>> START Data block

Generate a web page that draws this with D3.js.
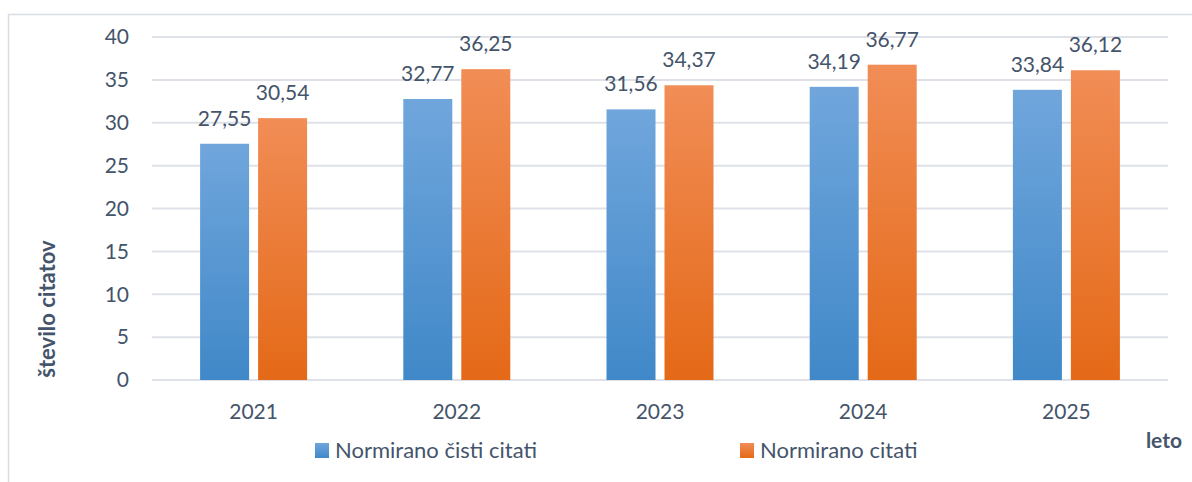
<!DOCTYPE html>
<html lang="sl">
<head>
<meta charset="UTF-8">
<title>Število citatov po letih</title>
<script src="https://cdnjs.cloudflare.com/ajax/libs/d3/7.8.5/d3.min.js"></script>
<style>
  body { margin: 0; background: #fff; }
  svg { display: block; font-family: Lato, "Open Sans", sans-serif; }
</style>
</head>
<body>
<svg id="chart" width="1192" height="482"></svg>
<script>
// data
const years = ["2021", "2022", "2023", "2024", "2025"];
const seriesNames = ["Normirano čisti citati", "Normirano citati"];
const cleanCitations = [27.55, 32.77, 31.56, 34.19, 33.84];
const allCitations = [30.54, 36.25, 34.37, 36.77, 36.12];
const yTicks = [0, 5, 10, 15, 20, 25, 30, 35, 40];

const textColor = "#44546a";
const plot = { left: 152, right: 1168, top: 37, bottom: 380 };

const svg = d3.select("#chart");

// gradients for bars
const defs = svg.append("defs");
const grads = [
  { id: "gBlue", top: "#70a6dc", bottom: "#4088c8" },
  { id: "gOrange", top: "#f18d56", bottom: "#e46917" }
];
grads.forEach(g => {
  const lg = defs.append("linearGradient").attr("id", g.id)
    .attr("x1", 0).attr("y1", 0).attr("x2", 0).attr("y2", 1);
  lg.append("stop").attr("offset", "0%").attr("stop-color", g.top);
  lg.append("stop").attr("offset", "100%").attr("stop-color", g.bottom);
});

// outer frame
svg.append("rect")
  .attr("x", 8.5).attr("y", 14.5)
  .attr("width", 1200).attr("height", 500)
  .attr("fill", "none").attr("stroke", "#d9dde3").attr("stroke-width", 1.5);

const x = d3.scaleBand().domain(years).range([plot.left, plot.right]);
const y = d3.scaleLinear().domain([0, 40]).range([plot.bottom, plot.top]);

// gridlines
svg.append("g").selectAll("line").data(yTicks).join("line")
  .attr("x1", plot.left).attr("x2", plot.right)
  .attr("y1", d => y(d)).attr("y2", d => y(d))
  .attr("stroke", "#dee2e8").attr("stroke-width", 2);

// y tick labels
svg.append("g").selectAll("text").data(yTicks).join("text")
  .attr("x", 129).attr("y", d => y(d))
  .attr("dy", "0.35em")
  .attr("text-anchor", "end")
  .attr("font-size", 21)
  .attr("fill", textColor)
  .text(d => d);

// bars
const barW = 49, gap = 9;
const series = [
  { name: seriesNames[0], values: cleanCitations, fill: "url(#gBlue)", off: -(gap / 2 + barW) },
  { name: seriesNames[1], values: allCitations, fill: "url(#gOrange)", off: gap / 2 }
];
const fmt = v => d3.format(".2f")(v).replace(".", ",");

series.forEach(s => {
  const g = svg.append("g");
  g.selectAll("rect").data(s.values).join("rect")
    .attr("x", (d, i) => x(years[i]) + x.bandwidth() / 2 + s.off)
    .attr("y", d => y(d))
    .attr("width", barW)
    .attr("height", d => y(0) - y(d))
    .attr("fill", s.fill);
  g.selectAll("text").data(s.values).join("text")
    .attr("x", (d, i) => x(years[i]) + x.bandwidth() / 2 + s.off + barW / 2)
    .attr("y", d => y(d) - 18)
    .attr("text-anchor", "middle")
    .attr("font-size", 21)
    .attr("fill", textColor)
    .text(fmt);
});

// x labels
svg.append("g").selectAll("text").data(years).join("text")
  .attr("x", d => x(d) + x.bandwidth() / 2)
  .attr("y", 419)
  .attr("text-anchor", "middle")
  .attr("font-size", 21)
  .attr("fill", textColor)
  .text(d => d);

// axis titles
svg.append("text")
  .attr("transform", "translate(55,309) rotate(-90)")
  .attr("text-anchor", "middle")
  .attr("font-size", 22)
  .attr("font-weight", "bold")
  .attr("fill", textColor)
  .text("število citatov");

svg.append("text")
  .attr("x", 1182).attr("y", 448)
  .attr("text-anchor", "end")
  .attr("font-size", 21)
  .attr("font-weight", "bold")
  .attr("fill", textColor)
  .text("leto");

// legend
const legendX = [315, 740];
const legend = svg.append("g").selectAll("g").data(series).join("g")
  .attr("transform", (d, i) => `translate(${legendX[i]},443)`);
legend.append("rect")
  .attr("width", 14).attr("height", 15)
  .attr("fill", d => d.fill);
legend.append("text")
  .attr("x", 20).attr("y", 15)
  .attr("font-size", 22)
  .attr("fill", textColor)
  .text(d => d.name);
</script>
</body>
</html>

>> END Data block

* Exercise instructions
From the material above, reproduce everything verbatim except the pictures.

* Output for this exercise
Generate a web page that draws this with D3.js.
<!DOCTYPE html>
<html lang="sl">
<head>
<meta charset="UTF-8">
<title>Število citatov po letih</title>
<script src="https://cdnjs.cloudflare.com/ajax/libs/d3/7.8.5/d3.min.js"></script>
<style>
  body { margin: 0; background: #fff; }
  svg { display: block; font-family: Lato, "Open Sans", sans-serif; }
</style>
</head>
<body>
<svg id="chart" width="1192" height="482"></svg>
<script>
// data
const years = ["2021", "2022", "2023", "2024", "2025"];
const seriesNames = ["Normirano čisti citati", "Normirano citati"];
const cleanCitations = [27.55, 32.77, 31.56, 34.19, 33.84];
const allCitations = [30.54, 36.25, 34.37, 36.77, 36.12];
const yTicks = [0, 5, 10, 15, 20, 25, 30, 35, 40];

const textColor = "#44546a";
const plot = { left: 152, right: 1168, top: 37, bottom: 380 };

const svg = d3.select("#chart");

// gradients for bars
const defs = svg.append("defs");
const grads = [
  { id: "gBlue", top: "#70a6dc", bottom: "#4088c8" },
  { id: "gOrange", top: "#f18d56", bottom: "#e46917" }
];
grads.forEach(g => {
  const lg = defs.append("linearGradient").attr("id", g.id)
    .attr("x1", 0).attr("y1", 0).attr("x2", 0).attr("y2", 1);
  lg.append("stop").attr("offset", "0%").attr("stop-color", g.top);
  lg.append("stop").attr("offset", "100%").attr("stop-color", g.bottom);
});

// outer frame
svg.append("rect")
  .attr("x", 8.5).attr("y", 14.5)
  .attr("width", 1200).attr("height", 500)
  .attr("fill", "none").attr("stroke", "#d9dde3").attr("stroke-width", 1.5);

const x = d3.scaleBand().domain(years).range([plot.left, plot.right]);
const y = d3.scaleLinear().domain([0, 40]).range([plot.bottom, plot.top]);

// gridlines
svg.append("g").selectAll("line").data(yTicks).join("line")
  .attr("x1", plot.left).attr("x2", plot.right)
  .attr("y1", d => y(d)).attr("y2", d => y(d))
  .attr("stroke", "#dee2e8").attr("stroke-width", 2);

// y tick labels
svg.append("g").selectAll("text").data(yTicks).join("text")
  .attr("x", 129).attr("y", d => y(d))
  .attr("dy", "0.35em")
  .attr("text-anchor", "end")
  .attr("font-size", 21)
  .attr("fill", textColor)
  .text(d => d);

// bars
const barW = 49, gap = 9;
const series = [
  { name: seriesNames[0], values: cleanCitations, fill: "url(#gBlue)", off: -(gap / 2 + barW) },
  { name: seriesNames[1], values: allCitations, fill: "url(#gOrange)", off: gap / 2 }
];
const fmt = v => d3.format(".2f")(v).replace(".", ",");

series.forEach(s => {
  const g = svg.append("g");
  g.selectAll("rect").data(s.values).join("rect")
    .attr("x", (d, i) => x(years[i]) + x.bandwidth() / 2 + s.off)
    .attr("y", d => y(d))
    .attr("width", barW)
    .attr("height", d => y(0) - y(d))
    .attr("fill", s.fill);
  g.selectAll("text").data(s.values).join("text")
    .attr("x", (d, i) => x(years[i]) + x.bandwidth() / 2 + s.off + barW / 2)
    .attr("y", d => y(d) - 18)
    .attr("text-anchor", "middle")
    .attr("font-size", 21)
    .attr("fill", textColor)
    .text(fmt);
});

// x labels
svg.append("g").selectAll("text").data(years).join("text")
  .attr("x", d => x(d) + x.bandwidth() / 2)
  .attr("y", 419)
  .attr("text-anchor", "middle")
  .attr("font-size", 21)
  .attr("fill", textColor)
  .text(d => d);

// axis titles
svg.append("text")
  .attr("transform", "translate(55,309) rotate(-90)")
  .attr("text-anchor", "middle")
  .attr("font-size", 22)
  .attr("font-weight", "bold")
  .attr("fill", textColor)
  .text("število citatov");

svg.append("text")
  .attr("x", 1182).attr("y", 448)
  .attr("text-anchor", "end")
  .attr("font-size", 21)
  .attr("font-weight", "bold")
  .attr("fill", textColor)
  .text("leto");

// legend
const legendX = [315, 740];
const legend = svg.append("g").selectAll("g").data(series).join("g")
  .attr("transform", (d, i) => `translate(${legendX[i]},443)`);
legend.append("rect")
  .attr("width", 14).attr("height", 15)
  .attr("fill", d => d.fill);
legend.append("text")
  .attr("x", 20).attr("y", 15)
  .attr("font-size", 22)
  .attr("fill", textColor)
  .text(d => d.name);
</script>
</body>
</html>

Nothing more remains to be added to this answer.